● Material provided
>>

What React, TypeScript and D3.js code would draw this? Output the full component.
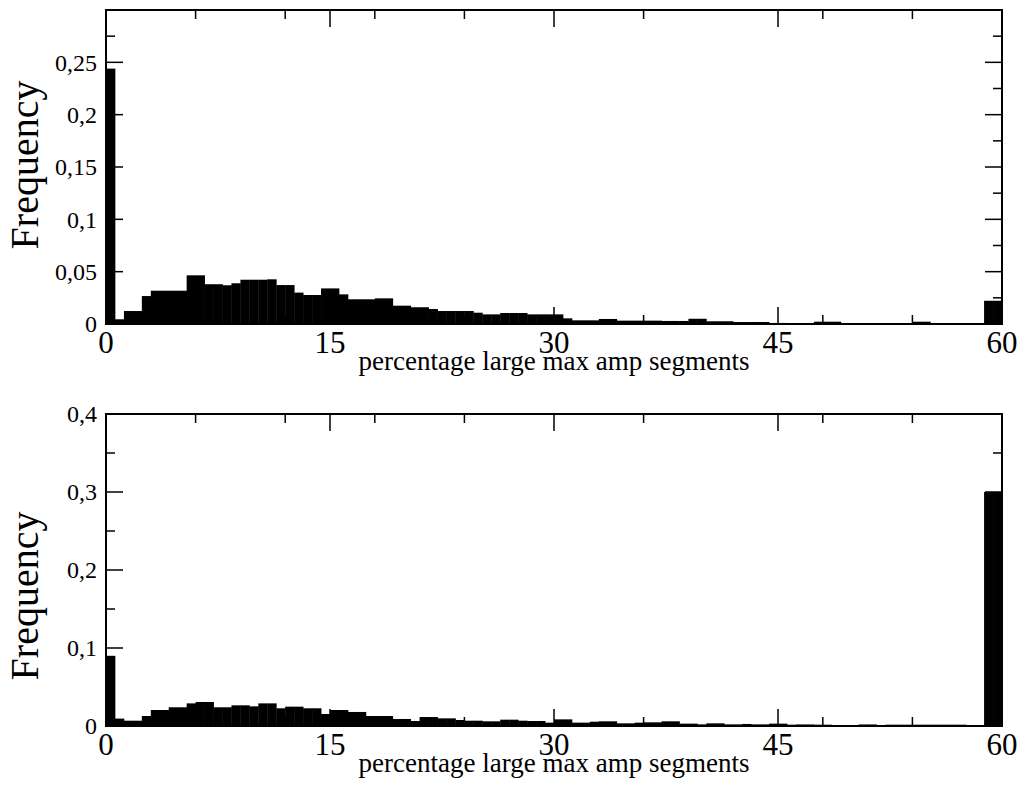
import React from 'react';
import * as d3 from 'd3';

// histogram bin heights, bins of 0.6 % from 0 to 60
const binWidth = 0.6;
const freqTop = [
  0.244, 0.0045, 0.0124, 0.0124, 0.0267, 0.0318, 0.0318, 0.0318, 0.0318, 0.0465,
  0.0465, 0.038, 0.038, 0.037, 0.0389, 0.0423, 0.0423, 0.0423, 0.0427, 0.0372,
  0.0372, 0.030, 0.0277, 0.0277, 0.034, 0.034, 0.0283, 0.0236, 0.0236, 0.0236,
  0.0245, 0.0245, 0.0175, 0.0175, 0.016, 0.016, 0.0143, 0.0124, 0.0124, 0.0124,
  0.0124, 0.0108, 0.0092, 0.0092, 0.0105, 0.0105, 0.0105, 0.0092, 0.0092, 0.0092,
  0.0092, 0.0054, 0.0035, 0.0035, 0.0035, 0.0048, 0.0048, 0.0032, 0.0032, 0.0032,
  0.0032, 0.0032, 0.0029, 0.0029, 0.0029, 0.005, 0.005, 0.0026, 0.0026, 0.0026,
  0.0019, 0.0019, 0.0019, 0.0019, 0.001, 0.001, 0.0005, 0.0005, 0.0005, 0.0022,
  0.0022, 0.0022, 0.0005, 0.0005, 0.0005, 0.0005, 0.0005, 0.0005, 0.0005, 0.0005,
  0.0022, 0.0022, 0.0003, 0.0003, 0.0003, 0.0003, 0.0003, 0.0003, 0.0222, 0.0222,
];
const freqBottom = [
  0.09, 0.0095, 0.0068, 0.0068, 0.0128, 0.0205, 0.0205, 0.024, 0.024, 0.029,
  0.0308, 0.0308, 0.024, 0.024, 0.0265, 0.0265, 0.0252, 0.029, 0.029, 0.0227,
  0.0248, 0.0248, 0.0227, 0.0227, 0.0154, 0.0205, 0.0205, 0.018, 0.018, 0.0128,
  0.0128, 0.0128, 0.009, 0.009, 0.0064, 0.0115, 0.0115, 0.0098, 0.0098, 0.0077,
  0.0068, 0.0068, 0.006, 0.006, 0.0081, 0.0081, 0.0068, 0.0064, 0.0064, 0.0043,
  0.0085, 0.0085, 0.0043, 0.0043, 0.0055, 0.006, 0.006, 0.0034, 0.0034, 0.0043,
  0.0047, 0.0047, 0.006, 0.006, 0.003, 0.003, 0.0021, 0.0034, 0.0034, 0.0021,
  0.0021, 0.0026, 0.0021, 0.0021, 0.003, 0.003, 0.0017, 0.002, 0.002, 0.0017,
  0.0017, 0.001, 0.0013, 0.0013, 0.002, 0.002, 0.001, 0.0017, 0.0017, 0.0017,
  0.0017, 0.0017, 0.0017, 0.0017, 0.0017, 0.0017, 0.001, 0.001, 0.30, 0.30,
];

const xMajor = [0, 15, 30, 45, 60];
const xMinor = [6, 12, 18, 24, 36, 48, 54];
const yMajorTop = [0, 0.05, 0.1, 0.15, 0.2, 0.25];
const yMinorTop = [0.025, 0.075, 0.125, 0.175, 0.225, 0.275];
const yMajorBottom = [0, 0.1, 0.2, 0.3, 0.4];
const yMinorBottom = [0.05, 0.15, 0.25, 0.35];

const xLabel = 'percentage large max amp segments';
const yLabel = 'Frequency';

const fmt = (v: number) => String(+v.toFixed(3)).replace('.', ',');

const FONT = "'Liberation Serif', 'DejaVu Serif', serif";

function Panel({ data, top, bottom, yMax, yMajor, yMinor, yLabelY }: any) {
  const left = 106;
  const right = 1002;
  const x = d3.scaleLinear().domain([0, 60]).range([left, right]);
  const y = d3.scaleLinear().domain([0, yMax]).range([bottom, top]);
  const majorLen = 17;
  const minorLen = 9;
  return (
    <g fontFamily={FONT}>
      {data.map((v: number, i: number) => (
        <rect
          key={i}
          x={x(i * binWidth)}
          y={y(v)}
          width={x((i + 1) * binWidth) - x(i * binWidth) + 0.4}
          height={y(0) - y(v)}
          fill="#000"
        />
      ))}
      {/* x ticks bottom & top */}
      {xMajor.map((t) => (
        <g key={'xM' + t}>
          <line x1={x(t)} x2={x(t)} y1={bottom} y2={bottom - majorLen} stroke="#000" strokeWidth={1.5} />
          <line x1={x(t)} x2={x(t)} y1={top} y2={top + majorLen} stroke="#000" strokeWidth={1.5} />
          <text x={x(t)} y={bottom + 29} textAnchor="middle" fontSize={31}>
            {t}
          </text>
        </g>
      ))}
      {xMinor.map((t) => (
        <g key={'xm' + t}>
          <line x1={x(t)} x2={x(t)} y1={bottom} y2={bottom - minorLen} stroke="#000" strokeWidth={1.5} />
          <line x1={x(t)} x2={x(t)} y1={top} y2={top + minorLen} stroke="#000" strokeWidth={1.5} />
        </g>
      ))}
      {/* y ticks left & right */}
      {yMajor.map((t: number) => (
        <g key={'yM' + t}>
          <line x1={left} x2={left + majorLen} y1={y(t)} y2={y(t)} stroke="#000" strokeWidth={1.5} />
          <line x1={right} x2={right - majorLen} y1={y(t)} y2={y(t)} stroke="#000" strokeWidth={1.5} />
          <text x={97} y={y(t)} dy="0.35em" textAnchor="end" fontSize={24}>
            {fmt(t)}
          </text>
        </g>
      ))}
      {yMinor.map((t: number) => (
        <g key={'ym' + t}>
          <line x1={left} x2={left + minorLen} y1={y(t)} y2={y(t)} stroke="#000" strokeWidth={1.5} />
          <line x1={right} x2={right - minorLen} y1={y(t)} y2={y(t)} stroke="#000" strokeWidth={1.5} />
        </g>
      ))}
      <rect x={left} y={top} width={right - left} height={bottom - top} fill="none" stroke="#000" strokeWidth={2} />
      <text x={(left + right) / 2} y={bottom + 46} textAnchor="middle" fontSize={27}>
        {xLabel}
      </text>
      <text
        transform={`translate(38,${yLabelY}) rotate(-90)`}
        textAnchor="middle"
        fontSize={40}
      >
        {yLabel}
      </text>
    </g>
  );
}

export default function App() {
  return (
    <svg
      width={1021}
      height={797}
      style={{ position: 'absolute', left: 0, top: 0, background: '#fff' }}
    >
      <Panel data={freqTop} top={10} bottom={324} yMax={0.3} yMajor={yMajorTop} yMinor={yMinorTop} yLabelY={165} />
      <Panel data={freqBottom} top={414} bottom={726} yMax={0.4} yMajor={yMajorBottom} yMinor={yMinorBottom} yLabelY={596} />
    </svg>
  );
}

<<

● Exercise requirements
Images in the data above are to be skipped. Retype all other material exactly.

● Response to the task
What React, TypeScript and D3.js code would draw this? Output the full component.
import React from 'react';
import * as d3 from 'd3';

// histogram bin heights, bins of 0.6 % from 0 to 60
const binWidth = 0.6;
const freqTop = [
  0.244, 0.0045, 0.0124, 0.0124, 0.0267, 0.0318, 0.0318, 0.0318, 0.0318, 0.0465,
  0.0465, 0.038, 0.038, 0.037, 0.0389, 0.0423, 0.0423, 0.0423, 0.0427, 0.0372,
  0.0372, 0.030, 0.0277, 0.0277, 0.034, 0.034, 0.0283, 0.0236, 0.0236, 0.0236,
  0.0245, 0.0245, 0.0175, 0.0175, 0.016, 0.016, 0.0143, 0.0124, 0.0124, 0.0124,
  0.0124, 0.0108, 0.0092, 0.0092, 0.0105, 0.0105, 0.0105, 0.0092, 0.0092, 0.0092,
  0.0092, 0.0054, 0.0035, 0.0035, 0.0035, 0.0048, 0.0048, 0.0032, 0.0032, 0.0032,
  0.0032, 0.0032, 0.0029, 0.0029, 0.0029, 0.005, 0.005, 0.0026, 0.0026, 0.0026,
  0.0019, 0.0019, 0.0019, 0.0019, 0.001, 0.001, 0.0005, 0.0005, 0.0005, 0.0022,
  0.0022, 0.0022, 0.0005, 0.0005, 0.0005, 0.0005, 0.0005, 0.0005, 0.0005, 0.0005,
  0.0022, 0.0022, 0.0003, 0.0003, 0.0003, 0.0003, 0.0003, 0.0003, 0.0222, 0.0222,
];
const freqBottom = [
  0.09, 0.0095, 0.0068, 0.0068, 0.0128, 0.0205, 0.0205, 0.024, 0.024, 0.029,
  0.0308, 0.0308, 0.024, 0.024, 0.0265, 0.0265, 0.0252, 0.029, 0.029, 0.0227,
  0.0248, 0.0248, 0.0227, 0.0227, 0.0154, 0.0205, 0.0205, 0.018, 0.018, 0.0128,
  0.0128, 0.0128, 0.009, 0.009, 0.0064, 0.0115, 0.0115, 0.0098, 0.0098, 0.0077,
  0.0068, 0.0068, 0.006, 0.006, 0.0081, 0.0081, 0.0068, 0.0064, 0.0064, 0.0043,
  0.0085, 0.0085, 0.0043, 0.0043, 0.0055, 0.006, 0.006, 0.0034, 0.0034, 0.0043,
  0.0047, 0.0047, 0.006, 0.006, 0.003, 0.003, 0.0021, 0.0034, 0.0034, 0.0021,
  0.0021, 0.0026, 0.0021, 0.0021, 0.003, 0.003, 0.0017, 0.002, 0.002, 0.0017,
  0.0017, 0.001, 0.0013, 0.0013, 0.002, 0.002, 0.001, 0.0017, 0.0017, 0.0017,
  0.0017, 0.0017, 0.0017, 0.0017, 0.0017, 0.0017, 0.001, 0.001, 0.30, 0.30,
];

const xMajor = [0, 15, 30, 45, 60];
const xMinor = [6, 12, 18, 24, 36, 48, 54];
const yMajorTop = [0, 0.05, 0.1, 0.15, 0.2, 0.25];
const yMinorTop = [0.025, 0.075, 0.125, 0.175, 0.225, 0.275];
const yMajorBottom = [0, 0.1, 0.2, 0.3, 0.4];
const yMinorBottom = [0.05, 0.15, 0.25, 0.35];

const xLabel = 'percentage large max amp segments';
const yLabel = 'Frequency';

const fmt = (v: number) => String(+v.toFixed(3)).replace('.', ',');

const FONT = "'Liberation Serif', 'DejaVu Serif', serif";

function Panel({ data, top, bottom, yMax, yMajor, yMinor, yLabelY }: any) {
  const left = 106;
  const right = 1002;
  const x = d3.scaleLinear().domain([0, 60]).range([left, right]);
  const y = d3.scaleLinear().domain([0, yMax]).range([bottom, top]);
  const majorLen = 17;
  const minorLen = 9;
  return (
    <g fontFamily={FONT}>
      {data.map((v: number, i: number) => (
        <rect
          key={i}
          x={x(i * binWidth)}
          y={y(v)}
          width={x((i + 1) * binWidth) - x(i * binWidth) + 0.4}
          height={y(0) - y(v)}
          fill="#000"
        />
      ))}
      {/* x ticks bottom & top */}
      {xMajor.map((t) => (
        <g key={'xM' + t}>
          <line x1={x(t)} x2={x(t)} y1={bottom} y2={bottom - majorLen} stroke="#000" strokeWidth={1.5} />
          <line x1={x(t)} x2={x(t)} y1={top} y2={top + majorLen} stroke="#000" strokeWidth={1.5} />
          <text x={x(t)} y={bottom + 29} textAnchor="middle" fontSize={31}>
            {t}
          </text>
        </g>
      ))}
      {xMinor.map((t) => (
        <g key={'xm' + t}>
          <line x1={x(t)} x2={x(t)} y1={bottom} y2={bottom - minorLen} stroke="#000" strokeWidth={1.5} />
          <line x1={x(t)} x2={x(t)} y1={top} y2={top + minorLen} stroke="#000" strokeWidth={1.5} />
        </g>
      ))}
      {/* y ticks left & right */}
      {yMajor.map((t: number) => (
        <g key={'yM' + t}>
          <line x1={left} x2={left + majorLen} y1={y(t)} y2={y(t)} stroke="#000" strokeWidth={1.5} />
          <line x1={right} x2={right - majorLen} y1={y(t)} y2={y(t)} stroke="#000" strokeWidth={1.5} />
          <text x={97} y={y(t)} dy="0.35em" textAnchor="end" fontSize={24}>
            {fmt(t)}
          </text>
        </g>
      ))}
      {yMinor.map((t: number) => (
        <g key={'ym' + t}>
          <line x1={left} x2={left + minorLen} y1={y(t)} y2={y(t)} stroke="#000" strokeWidth={1.5} />
          <line x1={right} x2={right - minorLen} y1={y(t)} y2={y(t)} stroke="#000" strokeWidth={1.5} />
        </g>
      ))}
      <rect x={left} y={top} width={right - left} height={bottom - top} fill="none" stroke="#000" strokeWidth={2} />
      <text x={(left + right) / 2} y={bottom + 46} textAnchor="middle" fontSize={27}>
        {xLabel}
      </text>
      <text
        transform={`translate(38,${yLabelY}) rotate(-90)`}
        textAnchor="middle"
        fontSize={40}
      >
        {yLabel}
      </text>
    </g>
  );
}

export default function App() {
  return (
    <svg
      width={1021}
      height={797}
      style={{ position: 'absolute', left: 0, top: 0, background: '#fff' }}
    >
      <Panel data={freqTop} top={10} bottom={324} yMax={0.3} yMajor={yMajorTop} yMinor={yMinorTop} yLabelY={165} />
      <Panel data={freqBottom} top={414} bottom={726} yMax={0.4} yMajor={yMajorBottom} yMinor={yMinorBottom} yLabelY={596} />
    </svg>
  );
}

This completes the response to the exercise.